** Start STORED DATA **

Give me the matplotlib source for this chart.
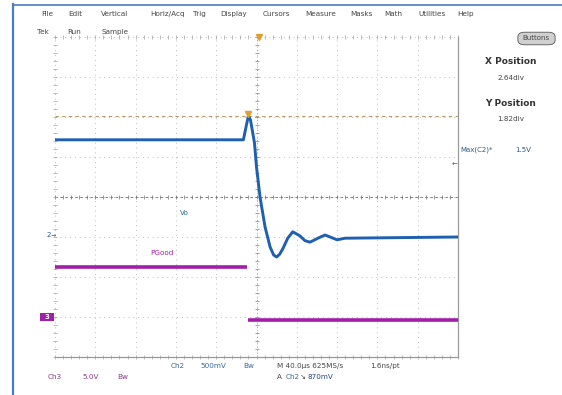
import matplotlib
matplotlib.use("Agg")
import matplotlib.pyplot as plt
from matplotlib.patches import FancyBboxPatch, Rectangle
from matplotlib.lines import Line2D
import numpy as np

# Scope settings
time_per_div = 40.0      # us/div
ch2_volts_per_div = 0.5  # V/div
ch3_volts_per_div = 5.0  # V/div
ch2_offset_div = -0.95   # ground marker positions (divisions from centre)
ch3_offset_div = -3.0
trig_level_div = 2.02

# Vo (Ch2) trace, time in us, volts
vo_t = [-200, -13, -10, -8, -6, -2, 0, 3.5, 8.5, 13.5, 17, 20, 23, 26, 31, 36,
        43, 48, 53, 61, 68, 73, 80, 88, 200]
vo_v = [1.19, 1.19, 1.375, 1.49, 1.44, 1.15, 0.85, 0.475, 0.10, -0.15, -0.25, -0.275,
        -0.24, -0.175, -0.04, 0.04, -0.01, -0.07, -0.09, -0.04, 0.0, -0.025, -0.06,
        -0.04, -0.025]

# PGood (Ch3) trace: high before the edge, low after (edge too fast to show)
pg_t = [-200, -9.6, np.nan, -8.6, 200]
pg_v = [6.25, 6.25, np.nan, -0.35, -0.35]

menu_items = ["File", "Edit", "Vertical", "Horiz/Acq", "Trig", "Display", "Cursors",
              "Measure", "Masks", "Math", "Utilities", "Help"]
menu_x = [41, 68, 101, 150, 193, 220, 263, 305, 350, 384, 418, 457]

W, H = 562, 395
fig = plt.figure(figsize=(W / 100, H / 100), dpi=100)
fig.patch.set_facecolor("white")

def ftext(x, y, s, **kw):
    kw.setdefault("fontsize", 5.2)
    kw.setdefault("color", "#444444")
    kw.setdefault("va", "center")
    fig.text(x / W, 1 - y / H, s, **kw)

# blue window frame
fig.add_artist(Line2D([13 / W, 13 / W], [0, 1 - 4 / H], color="#4a7cc4", lw=1.6))
fig.add_artist(Line2D([13 / W, 1], [1 - 4.5 / H, 1 - 4.5 / H], color="#4a7cc4", lw=1.2))

# menu bar
for name, x in zip(menu_items, menu_x):
    ftext(x, 14, name)
for name, x in zip(["Tek", "Run", "Sample"], [37, 67, 102]):
    ftext(x, 32, name)

# Buttons
btn = FancyBboxPatch((519 / W, 1 - 44 / H), 35 / W, 11 / H,
                     boxstyle="round,pad=0.002,rounding_size=0.012",
                     transform=fig.transFigure, fc="#d0d0d0", ec="#555555", lw=0.6)
fig.add_artist(btn)
ftext(536, 38, "Buttons", ha="center", fontsize=5)

# right panel
ftext(511, 61, "X Position", ha="center", fontsize=6.5, fontweight="bold", color="#333333")
ftext(511, 78, "2.64div", ha="center", fontsize=5.2)
ftext(511, 103, "Y Position", ha="center", fontsize=6.5, fontweight="bold", color="#333333")
ftext(511, 119, "1.82div", ha="center", fontsize=5.2)
ftext(460, 150, "Max(C2)*", fontsize=5, color="#2a5a8a")
ftext(515, 150, "1.5V", fontsize=5, color="#2a5a8a")

# graticule axes
ax = fig.add_axes([55 / W, 38 / H, 403 / W, 320 / H])
ax.set_xlim(-5, 5)
ax.set_ylim(-4, 4)
ax.set_facecolor("white")
ax.set_xticks([])
ax.set_yticks([])
for side in ["top", "left"]:
    ax.spines[side].set_visible(False)
for side in ["right", "bottom"]:
    ax.spines[side].set_color("#9a9a9a")
    ax.spines[side].set_linewidth(0.9)

grid_col = "#bdbdbd"
for gx in range(-5, 5):
    ax.axvline(gx, color=grid_col, lw=0.7, ls=(0, (1, 4)), zorder=1)
for gy in range(-3, 5):
    ax.axhline(gy, color=grid_col, lw=0.7, ls=(0, (1, 4)), zorder=1)
ax.axhline(0, color="#707070", lw=0.6, ls=(0, (3, 3)), zorder=1)
ax.axvline(0, color="#909090", lw=0.6, ls=(0, (1, 3)), zorder=1)
minor = np.arange(-5, 5.01, 0.2)
ax.plot(minor, np.zeros_like(minor), "|", color="#707070", ms=3, mew=0.5, zorder=1)
ax.plot(minor, np.full_like(minor, 4), "|", color="#a0a0a0", ms=3, mew=0.5, zorder=1, clip_on=False)
ax.plot(minor, np.full_like(minor, -4), "|", color="#a0a0a0", ms=3, mew=0.5, zorder=1, clip_on=False)
minor_y = np.arange(-4, 4.01, 0.2)
ax.plot(np.zeros_like(minor_y), minor_y, "_", color="#808080", ms=3, mew=0.5, zorder=1)
ax.plot(np.full_like(minor_y, -5), minor_y, "_", color="#a0a0a0", ms=3, mew=0.5, zorder=1, clip_on=False)

# trigger level line
ax.axhline(trig_level_div, color="#b49a6a", lw=0.8, ls=(0, (3, 3)), zorder=2)

# traces
vo_x = np.array(vo_t) / time_per_div
vo_y = np.array(vo_v) / ch2_volts_per_div + ch2_offset_div
pg_x = np.array(pg_t) / time_per_div
pg_y = np.array(pg_v) / ch3_volts_per_div + ch3_offset_div
ax.plot(pg_x, pg_y, color="#a01ea8", lw=2.6, solid_capstyle="butt", zorder=3)
ax.plot(vo_x, vo_y, color="#1f5fb0", lw=2.1, solid_joinstyle="round", zorder=4)

# trigger markers
ax.plot([-8.4 / time_per_div], [trig_level_div + 0.05], marker="v", color="#e0a030",
        ms=5, zorder=5)
ax.plot([0.05], [4.0], marker="v", color="#e0a030", ms=5, zorder=5, clip_on=False)

# trace labels
ax.text(-1.8, -0.4, "Vo", fontsize=5.2, color="#2a6a8a", ha="center", va="center")
ax.text(-2.35, -1.4, "PGood", fontsize=5.2, color="#a01ea8", ha="center", va="center")

# channel markers
ftext(47, 235, "2", fontsize=5, color="#2a5a8a")
ftext(51, 235, "\u2192", fontsize=4.5, color="#2a5a8a")
fig.add_artist(Rectangle((40 / W, 1 - 321 / H), 14 / W, 8 / H, transform=fig.transFigure,
                         fc="#a01ea8", ec="none"))
ftext(47, 317, "3", fontsize=5, color="white", ha="center", fontweight="bold")
ftext(455, 165, "\u2190", fontsize=5, color="#1f5fb0", ha="center")

# bottom readout
ch2_col = "#3a6a9a"
ch3_col = "#8a3a8a"
ftext(171, 366, "Ch2", color=ch2_col)
ftext(200, 366, "500mV", color=ch2_col)
ftext(243, 366, "Bw", color=ch2_col)
ftext(277, 366, "M 40.0\u00b5s 625MS/s")
ftext(370, 366, "1.6ns/pt")
ftext(48, 377, "Ch3", color=ch3_col)
ftext(82, 377, "5.0V", color=ch3_col)
ftext(117, 377, "Bw", color=ch3_col)
ftext(277, 377, "A", color="#444444")
ftext(286, 377, "Ch2", color=ch2_col)
ftext(300, 377, "\u2198", color="#444444")
ftext(307, 377, "870mV", color="#2a4a7a")

fig.savefig("out.png", dpi=100, facecolor="white")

** End STORED DATA **

→ EXERCISE DESCRIPTION
Give every line above again exactly, with no pictures.

→ WRITTEN ANSWER
Give me the matplotlib source for this chart.
import matplotlib
matplotlib.use("Agg")
import matplotlib.pyplot as plt
from matplotlib.patches import FancyBboxPatch, Rectangle
from matplotlib.lines import Line2D
import numpy as np

# Scope settings
time_per_div = 40.0      # us/div
ch2_volts_per_div = 0.5  # V/div
ch3_volts_per_div = 5.0  # V/div
ch2_offset_div = -0.95   # ground marker positions (divisions from centre)
ch3_offset_div = -3.0
trig_level_div = 2.02

# Vo (Ch2) trace, time in us, volts
vo_t = [-200, -13, -10, -8, -6, -2, 0, 3.5, 8.5, 13.5, 17, 20, 23, 26, 31, 36,
        43, 48, 53, 61, 68, 73, 80, 88, 200]
vo_v = [1.19, 1.19, 1.375, 1.49, 1.44, 1.15, 0.85, 0.475, 0.10, -0.15, -0.25, -0.275,
        -0.24, -0.175, -0.04, 0.04, -0.01, -0.07, -0.09, -0.04, 0.0, -0.025, -0.06,
        -0.04, -0.025]

# PGood (Ch3) trace: high before the edge, low after (edge too fast to show)
pg_t = [-200, -9.6, np.nan, -8.6, 200]
pg_v = [6.25, 6.25, np.nan, -0.35, -0.35]

menu_items = ["File", "Edit", "Vertical", "Horiz/Acq", "Trig", "Display", "Cursors",
              "Measure", "Masks", "Math", "Utilities", "Help"]
menu_x = [41, 68, 101, 150, 193, 220, 263, 305, 350, 384, 418, 457]

W, H = 562, 395
fig = plt.figure(figsize=(W / 100, H / 100), dpi=100)
fig.patch.set_facecolor("white")

def ftext(x, y, s, **kw):
    kw.setdefault("fontsize", 5.2)
    kw.setdefault("color", "#444444")
    kw.setdefault("va", "center")
    fig.text(x / W, 1 - y / H, s, **kw)

# blue window frame
fig.add_artist(Line2D([13 / W, 13 / W], [0, 1 - 4 / H], color="#4a7cc4", lw=1.6))
fig.add_artist(Line2D([13 / W, 1], [1 - 4.5 / H, 1 - 4.5 / H], color="#4a7cc4", lw=1.2))

# menu bar
for name, x in zip(menu_items, menu_x):
    ftext(x, 14, name)
for name, x in zip(["Tek", "Run", "Sample"], [37, 67, 102]):
    ftext(x, 32, name)

# Buttons
btn = FancyBboxPatch((519 / W, 1 - 44 / H), 35 / W, 11 / H,
                     boxstyle="round,pad=0.002,rounding_size=0.012",
                     transform=fig.transFigure, fc="#d0d0d0", ec="#555555", lw=0.6)
fig.add_artist(btn)
ftext(536, 38, "Buttons", ha="center", fontsize=5)

# right panel
ftext(511, 61, "X Position", ha="center", fontsize=6.5, fontweight="bold", color="#333333")
ftext(511, 78, "2.64div", ha="center", fontsize=5.2)
ftext(511, 103, "Y Position", ha="center", fontsize=6.5, fontweight="bold", color="#333333")
ftext(511, 119, "1.82div", ha="center", fontsize=5.2)
ftext(460, 150, "Max(C2)*", fontsize=5, color="#2a5a8a")
ftext(515, 150, "1.5V", fontsize=5, color="#2a5a8a")

# graticule axes
ax = fig.add_axes([55 / W, 38 / H, 403 / W, 320 / H])
ax.set_xlim(-5, 5)
ax.set_ylim(-4, 4)
ax.set_facecolor("white")
ax.set_xticks([])
ax.set_yticks([])
for side in ["top", "left"]:
    ax.spines[side].set_visible(False)
for side in ["right", "bottom"]:
    ax.spines[side].set_color("#9a9a9a")
    ax.spines[side].set_linewidth(0.9)

grid_col = "#bdbdbd"
for gx in range(-5, 5):
    ax.axvline(gx, color=grid_col, lw=0.7, ls=(0, (1, 4)), zorder=1)
for gy in range(-3, 5):
    ax.axhline(gy, color=grid_col, lw=0.7, ls=(0, (1, 4)), zorder=1)
ax.axhline(0, color="#707070", lw=0.6, ls=(0, (3, 3)), zorder=1)
ax.axvline(0, color="#909090", lw=0.6, ls=(0, (1, 3)), zorder=1)
minor = np.arange(-5, 5.01, 0.2)
ax.plot(minor, np.zeros_like(minor), "|", color="#707070", ms=3, mew=0.5, zorder=1)
ax.plot(minor, np.full_like(minor, 4), "|", color="#a0a0a0", ms=3, mew=0.5, zorder=1, clip_on=False)
ax.plot(minor, np.full_like(minor, -4), "|", color="#a0a0a0", ms=3, mew=0.5, zorder=1, clip_on=False)
minor_y = np.arange(-4, 4.01, 0.2)
ax.plot(np.zeros_like(minor_y), minor_y, "_", color="#808080", ms=3, mew=0.5, zorder=1)
ax.plot(np.full_like(minor_y, -5), minor_y, "_", color="#a0a0a0", ms=3, mew=0.5, zorder=1, clip_on=False)

# trigger level line
ax.axhline(trig_level_div, color="#b49a6a", lw=0.8, ls=(0, (3, 3)), zorder=2)

# traces
vo_x = np.array(vo_t) / time_per_div
vo_y = np.array(vo_v) / ch2_volts_per_div + ch2_offset_div
pg_x = np.array(pg_t) / time_per_div
pg_y = np.array(pg_v) / ch3_volts_per_div + ch3_offset_div
ax.plot(pg_x, pg_y, color="#a01ea8", lw=2.6, solid_capstyle="butt", zorder=3)
ax.plot(vo_x, vo_y, color="#1f5fb0", lw=2.1, solid_joinstyle="round", zorder=4)

# trigger markers
ax.plot([-8.4 / time_per_div], [trig_level_div + 0.05], marker="v", color="#e0a030",
        ms=5, zorder=5)
ax.plot([0.05], [4.0], marker="v", color="#e0a030", ms=5, zorder=5, clip_on=False)

# trace labels
ax.text(-1.8, -0.4, "Vo", fontsize=5.2, color="#2a6a8a", ha="center", va="center")
ax.text(-2.35, -1.4, "PGood", fontsize=5.2, color="#a01ea8", ha="center", va="center")

# channel markers
ftext(47, 235, "2", fontsize=5, color="#2a5a8a")
ftext(51, 235, "\u2192", fontsize=4.5, color="#2a5a8a")
fig.add_artist(Rectangle((40 / W, 1 - 321 / H), 14 / W, 8 / H, transform=fig.transFigure,
                         fc="#a01ea8", ec="none"))
ftext(47, 317, "3", fontsize=5, color="white", ha="center", fontweight="bold")
ftext(455, 165, "\u2190", fontsize=5, color="#1f5fb0", ha="center")

# bottom readout
ch2_col = "#3a6a9a"
ch3_col = "#8a3a8a"
ftext(171, 366, "Ch2", color=ch2_col)
ftext(200, 366, "500mV", color=ch2_col)
ftext(243, 366, "Bw", color=ch2_col)
ftext(277, 366, "M 40.0\u00b5s 625MS/s")
ftext(370, 366, "1.6ns/pt")
ftext(48, 377, "Ch3", color=ch3_col)
ftext(82, 377, "5.0V", color=ch3_col)
ftext(117, 377, "Bw", color=ch3_col)
ftext(277, 377, "A", color="#444444")
ftext(286, 377, "Ch2", color=ch2_col)
ftext(300, 377, "\u2198", color="#444444")
ftext(307, 377, "870mV", color="#2a4a7a")

fig.savefig("out.png", dpi=100, facecolor="white")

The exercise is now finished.